RESPA
Real Estate
Settlement Procedures Act (RESPA)
This law protects consumers from abuses
during the residential real estate purchase and loan process and
enables them to be better informed shoppers by requiring disclosure
of costs of settlement services.
The U.S. Department of Housing and
Urban Development’s (HUD) Federal Housing
Administration (FHA) administers several regulatory programs to
ensure equity and efficiency in the sale of housing. One of these
programs, under the Real Estate Settlement Procedures Act (RESPA),
applies to almost all mortgage loans and mortgage companies, not
just FHA-insured mortgages. RESPA’s purposes are (1) to help consumers
get fair settlement services by requiring that key service costs
be disclosed in advance, (2) to protect consumers by eliminating
kickbacks and referral fees that would unnecessarily increase the
costs of settlement services, and (3) to further protect consumers
by prohibiting certain practices that increase the cost of settlement
services.
RESPA protects consumers by mandating
a series of disclosures that prevent unethical practices by mortgage companies and that provide consumers with the information to choose
the real estate settlement services most suited to their needs.
The disclosures must take place at various times throughout the
settlement process:
Disclosures at the time of loan application.
When a potential home buyer applies for a mortgage loan, the buyer
must receive (1) a Special Information Booklet, which contains consumer
information on various real estate settlement services; (2) a Good
Faith Estimate of settlement costs, which lists the charges the buyer
is likely to pay at settlement and states whether the buyer is required
to use a particular settlement service; and (3) a Mortgage Servicing
Disclosure Statement, which tells the buyer whether the loan will
be kept or transferred for servicing, and also gives information about
how the buyer can resolve complaints. RESPA does not specify penalties
when these three items are not provided, but bank regulators can impose
penalties.
Disclosures before settlement (closing)
occurs. (1) An Affiliated Business Arrangement Disclosure is required
whenever a settlement service refers a buyer to a firm with which
the service has any kind of business connection, such as common ownership.
The service usually cannot require the buyer to use a connected firm.
(2) A preliminary copy of a HUD-1 Settlement Statement is required
if the borrower requests it 24 hours before closing. This form gives
estimates of all settlement charges that will need to be paid, both
by buyer and seller.
Disclosures at settlement. (1) The HUD-1
Settlement Statement is required to show the actual charges at settlement.
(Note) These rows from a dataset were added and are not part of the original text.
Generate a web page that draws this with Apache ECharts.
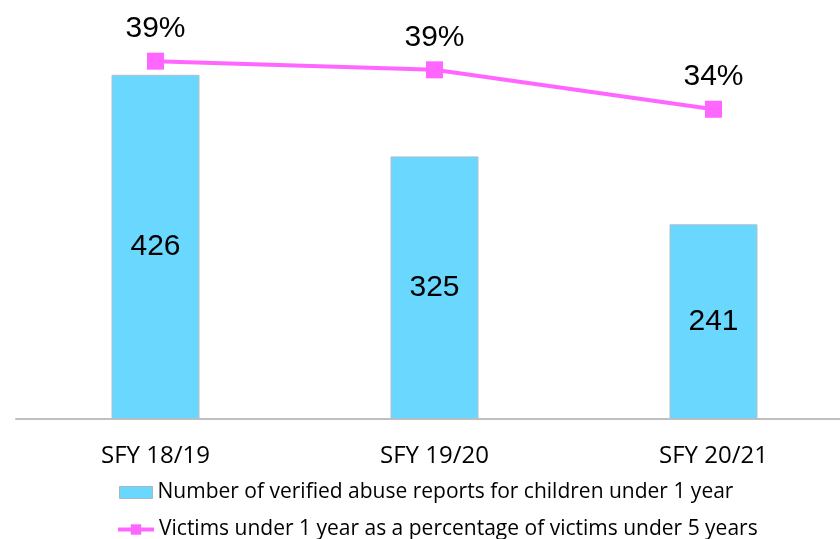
<!DOCTYPE html>
<html><head><meta charset="utf-8">
<script src="https://cdn.jsdelivr.net/npm/echarts@6/dist/echarts.min.js"></script>
<style>html,body{margin:0;padding:0;background:#fff;overflow:hidden}#c{width:860px;height:539px}</style>
</head><body><div id="c"></div>
<script>
var categories = ['SFY 18/19', 'SFY 19/20', 'SFY 20/21'];
var reports = [426, 325, 241];
var percentages = [0.394, 0.385, 0.344];
var barName = 'Number of verified abuse reports for children under 1 year';
var lineName = 'Victims under 1 year as a percentage of victims under 5 years';

var labelFont = '"Open Sans"';
var chart = echarts.init(document.getElementById('c'));
var legendText = { fontFamily: labelFont, fontSize: 21, color: '#000' };
chart.setOption({
  animation: false,
  backgroundColor: '#ffffff',
  grid: { left: 16, top: 15, width: 837, bottom: 120, containLabel: false },
  legend: [
    { left: 114, top: 477, itemWidth: 33, itemHeight: 12, itemGap: 4, textStyle: legendText,
      itemStyle: { borderColor: '#a8b8c0', borderWidth: 1 },
      data: [{ name: barName, icon: 'rect' }] },
    { left: 111, top: 514, itemWidth: 36, itemHeight: 13, itemGap: 4, textStyle: legendText,
      lineStyle: { width: 4 },
      data: [{ name: lineName }] }
  ],
  xAxis: {
    type: 'category', data: categories,
    axisLine: { lineStyle: { color: '#bfbfbf', width: 2 } },
    axisTick: { show: false },
    axisLabel: { color: '#000', fontFamily: labelFont, fontSize: 24, margin: 25 }
  },
  yAxis: [
    { type: 'value', min: 0, max: 500, show: false, splitLine: { show: false } },
    { type: 'value', min: 0.022, max: 0.442, show: false, splitLine: { show: false } }
  ],
  series: [
    {
      name: barName, type: 'bar', data: reports, barWidth: 88,
      itemStyle: { color: '#6AD7FE', borderColor: '#b0c0c8', borderWidth: 1 },
      label: { show: true, position: 'inside', color: '#000', fontFamily: 'Liberation Sans', fontSize: 30 }
    },
    {
      name: lineName, type: 'line', yAxisIndex: 1, data: percentages,
      symbol: 'rect', symbolSize: 17,
      lineStyle: { color: '#FF66FF', width: 4 },
      itemStyle: { color: '#FF66FF' },
      label: {
        show: true, position: 'top', distance: 9, color: '#000',
        fontFamily: 'Liberation Sans', fontSize: 30,
        formatter: function (p) { return Math.round(p.value * 100) + '%'; }
      }
    }
  ]
});
</script>
</body></html>
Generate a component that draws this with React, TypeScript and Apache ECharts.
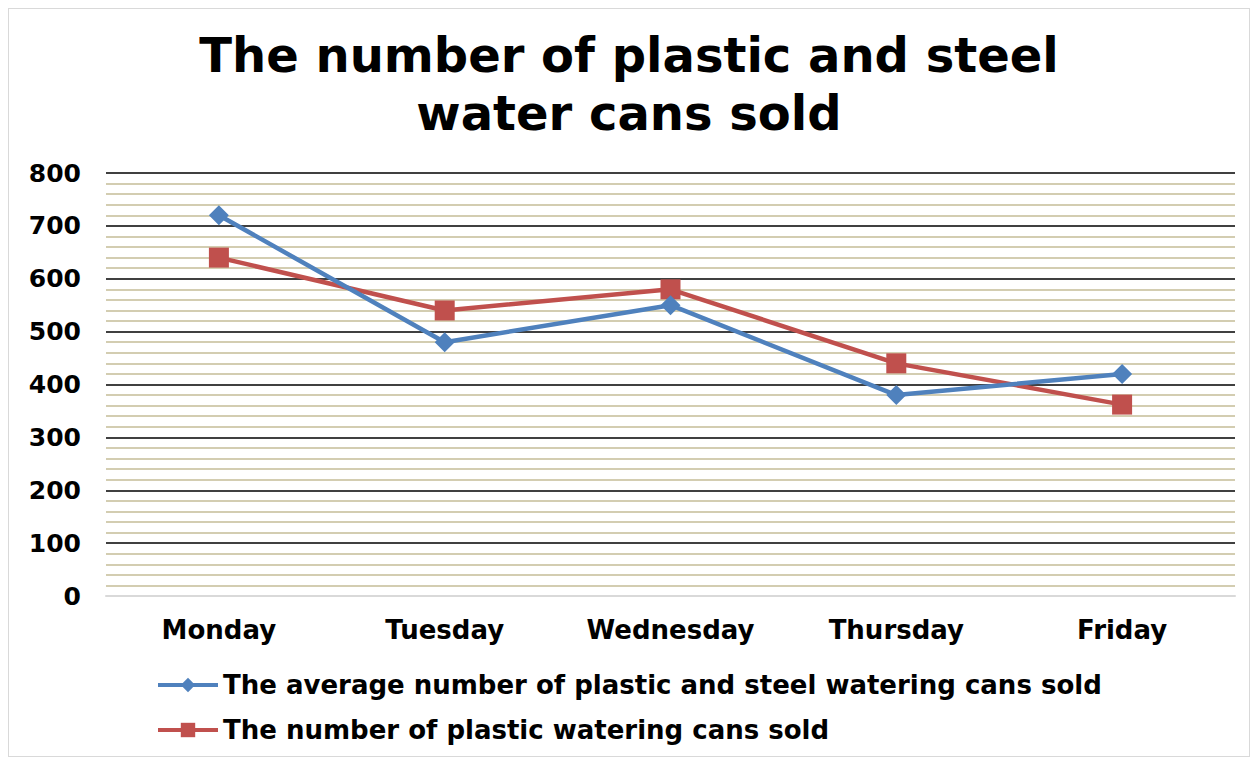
import React, { useEffect, useRef } from "react";
import * as echarts from "echarts";

const titleText = "The number of plastic and steel\nwater cans sold";
const categories = ["Monday", "Tuesday", "Wednesday", "Thursday", "Friday"];
const averageName = "The average number of plastic and steel watering cans sold";
const averageValues = [720, 480, 550, 380, 420];
const plasticName = "The number of plastic watering cans sold";
const plasticValues = [640, 540, 580, 440, 362];

const FONT = "'DejaVu Sans', Verdana, sans-serif";

const legendBase = {
  orient: "horizontal",
  left: 142,
  itemWidth: 60,
  itemHeight: 18,
  itemGap: 5,
  lineStyle: { width: 4 },
  textStyle: {
    fontFamily: FONT,
    fontWeight: "bold",
    fontSize: 26,
    lineHeight: 26,
    color: "#000000",
  },
};

export default function App() {
  const ref = useRef<HTMLDivElement>(null);
  useEffect(() => {
    if (!ref.current) return;
    const chart = echarts.init(ref.current, undefined, { renderer: "svg" });
    chart.setOption({
      animation: false,
      backgroundColor: "#ffffff",
      title: {
        text: titleText,
        left: "center",
        top: 12,
        textStyle: {
          fontFamily: FONT,
          fontWeight: "bold",
          fontSize: 48,
          lineHeight: 58,
          color: "#000000",
        },
      },
      legend: [
        { ...legendBase, top: 658, data: [averageName] },
        { ...legendBase, top: 703, data: [plasticName] },
      ],
      grid: { left: 97, right: 14, top: 164, height: 423, containLabel: false },
      xAxis: {
        type: "category",
        data: categories,
        boundaryGap: true,
        axisLine: { show: true, lineStyle: { color: "#d9d9d9", width: 2 } },
        axisTick: { show: false },
        axisLabel: {
          margin: 21,
          fontFamily: FONT,
          fontWeight: "bold",
          fontSize: 26,
          color: "#000000",
        },
      },
      yAxis: {
        type: "value",
        min: 0,
        max: 800,
        interval: 100,
        axisLine: { show: false },
        axisTick: { show: false },
        axisLabel: {
          margin: 25,
          fontFamily: FONT,
          fontWeight: "bold",
          fontSize: 25,
          color: "#000000",
        },
        splitLine: { show: true, showMinLine: false, lineStyle: { color: "#000000", width: 1.5 } },
        minorTick: { show: false, splitNumber: 5 },
        minorSplitLine: { show: true, lineStyle: { color: "#c4bd97", width: 1.5 } },
      },
      series: [
        {
          name: averageName,
          type: "line",
          data: averageValues,
          symbol: "diamond",
          symbolSize: 20,
          lineStyle: { color: "#4f81bd", width: 4.5 },
          itemStyle: { color: "#4f81bd" },
          z: 3,
        },
        {
          name: plasticName,
          type: "line",
          data: plasticValues,
          symbol: "rect",
          symbolSize: 20,
          lineStyle: { color: "#c0504d", width: 4.5 },
          itemStyle: { color: "#c0504d" },
          z: 2,
        },
      ],
    });
    return () => chart.dispose();
  }, []);
  return (
    <div style={{ width: 1240, height: 747, border: "1px solid #d9d9d9" }}>
      <div ref={ref} style={{ width: 1240, height: 747 }} />
    </div>
  );
}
(2) An Initial Escrow Statement is required at closing or within 45
days of closing. This itemizes the estimated taxes, insurance premiums,
and other charges that will need to be paid from the escrow account
during the first year of the loan.
Disclosures after settlement. (1) An
Annual Escrow Loan Statement must be delivered by the servicer to
the borrower. This statement summarizes all escrow account deposits
and payments during the past year. It also notifies the borrower
of any shortages or surpluses in the account and tells the borrower
how these can be paid or refunded. (2) A Servicing Transfer Statement
is required if the servicer transfers the servicing rights for a
loan to another servicer.
Along with these disclosures, RESPA
protects consumers by prohibiting several other practices: (1) Kickbacks,
fee-splitting, and unearned fees: Anyone is prohibited from giving
or accepting a fee, kickback, or any thing of value in exchange
for referrals of settlement service business involving a federally
related mortgage loan, which covers almost every loan made for residential
property. RESPA also prohibits fee-splitting and receiving unearned
fees for services not actually performed. Violations of these RESPA
provisions can be punished with criminal and civil penalties. (2)
Seller-required title insurance: A seller is prohibited from requiring
a home buyer to use a particular title insurance company. A buyer
can sue a seller who violates this provision. (3) Limits on escrow
accounts: A limit is set on the amount that a borrower is required
to put into an escrow account to pay taxes, hazard insurance, and
other property charges. RESPA does not require an escrow account
on borrowers, but some government loan programs or mortgage companies
may require an escrow account. During the course of the loan, RESPA
prohibits charging excessive amounts for the escrow account. And
each year, the borrower must be notified of any escrow account shortage
and return any excess of $50 or more.